Traditional forms of protection are proving ineffective.  Relying on the standard firewall, IDS/IPV solutions, businesses may have to look at a DDoS and other types of attacks are becoming a business.  Attackers can now easily acquire DDoS tools on the black market. 

Old school DDoS attacks came from a single computer.  This then evolved to the bad guy compromising some sort of connection with a lot of bandwidth, from a university, for example.  Today, the bad guys can rent a botnet by the hour.  The zombie computers on the botnet will then attack the website simultaneously.  Some security experts  believe the hacktivists' botnet   Brobot was used during the first phase of attacks  may have been leased out to another group during the second phase when three online role-playing game sites were hit by Brobot, You have to love free enterprise.  

While banks and other financial institutions are in tight competition for customers, they are pretty united when it comes to defending themselves from cybercriminals. 

According to Greg Garcia, cyber-attack adviser and spokesman for the Financial Services Information Sharing and Analysis Center, “Members of the financial sector also share information robustly in our community, and we're deploying our best tools, expertise, and collaboration to anticipate incoming attacks and stop them before they occur.  Some attacks succeed; many do not; and we're working every day to raise our success rate and lower theirs.
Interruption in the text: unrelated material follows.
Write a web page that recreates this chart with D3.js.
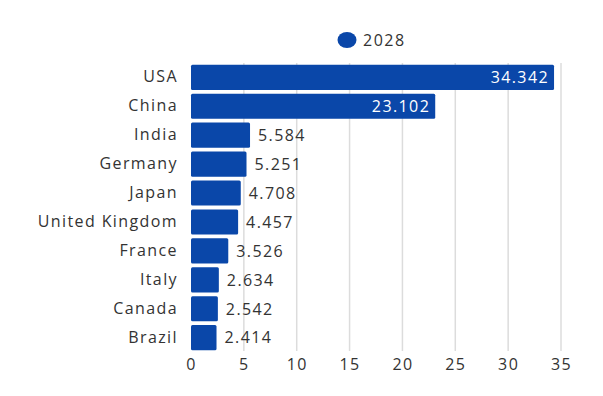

Organizations in the past have been overly confident about protecting themselves from old school  DDoS attacks.  A typical solution was to  have secured their key services against attacks by deploying firewalls in front of their servers.  They may set up something that cuts off traffic when it is above some arbitrary number.  This doesn’t show a lot of intelligence, can cut off traffic that should be getting through, and can create false positives when a “good” site is sending an unusually high volume of traffic to the we web site

 “Firewalls, routers, and switches can protect against intrusive attacks at Layer 3 (to some extent) but compound the effects of DDoS attacks by bottlenecking traffic,” concluded  Neustar in their 2012 Annual DDoS Threat and Impact Survey.  The report also stated that the use of IDS could actually cause bottlenecks.

 Richard Martinez, network security analyst at Frost & Sullivan, concurs with the Neustar report, “A common response by many administrators to the challenges of DDoS is the belief that their firewall and IPS infrastructure will protect them from attack.  Unfortunately, this is not true.  Firewalls and IPS devices, while critical to network protection, are not adequate to protect against complex DDoS attacks." 

Intrusion Prevention Systems (IPS) are a step improved from old school techniques.  IPS solutions are limited in the number of concurrent sessions they can support.  They are designed to identify harmful packets by matching signatures against a database of known threats.  This is similar to how firewalls operate.  Because many DDoS attacks involve valid requests, the IPS cannot dependably protect against this type of attack simply by applying a static, signature-based technology.

Protecting against these more sophisticated  attacks is daunting.  A multi-layered approach is needed, requiring security controls deployed at various points within the application flow.

A traditional threshold-based protection feature is helpful.  This mitigation method is effective against simple packet flooding attacks.  However, it runs the risk of false-positives.

It is important that your DDoS security layer allows for legitimate transactions and sustained service continuity; it needs to be able to accurately recognize “good” traffic rather than simply blocking suspicious requests that may result in false-positives.  As a countermeasure to this paradigm shift, AhnLab DPS has layered multiple mitigation filters to enforce traffic authentication.

There has to be self-learning thresholds that are unique to specific IP addresses.  The DDoS appliance should be able automatically calculate an appropriate threshold and define the most adequate protection policy based on the result.  This helps insure that good traffic can get through.  

Large institutions should install DDoS devices with clustering capability.  This way trusted IP addresses can be synchronized with all the devices within the cluster.  This will help ensure that legitimate traffic can get through under a DDoS attack.

The following is a bit of a checklist, but a good one.  Institutions looking to upgrade their protection from DDoS attacks need to make sure the solution they’re evaluating can provide-protection from network to application (HTTP), Source IP based protection and spoofed IP protection, protection from

TCP Flooding , TCP session based protection, Low Bandwidth TCP Session Flooding, HTTP based protection: HTTP Get Flooding, Redirect Bypass Flooding, SQL Query based HTTP attack.

As always, during attacks, firms have to be cognizant of the fact that one attack may serve as a decoy for the cyber criminals to break into the system another way.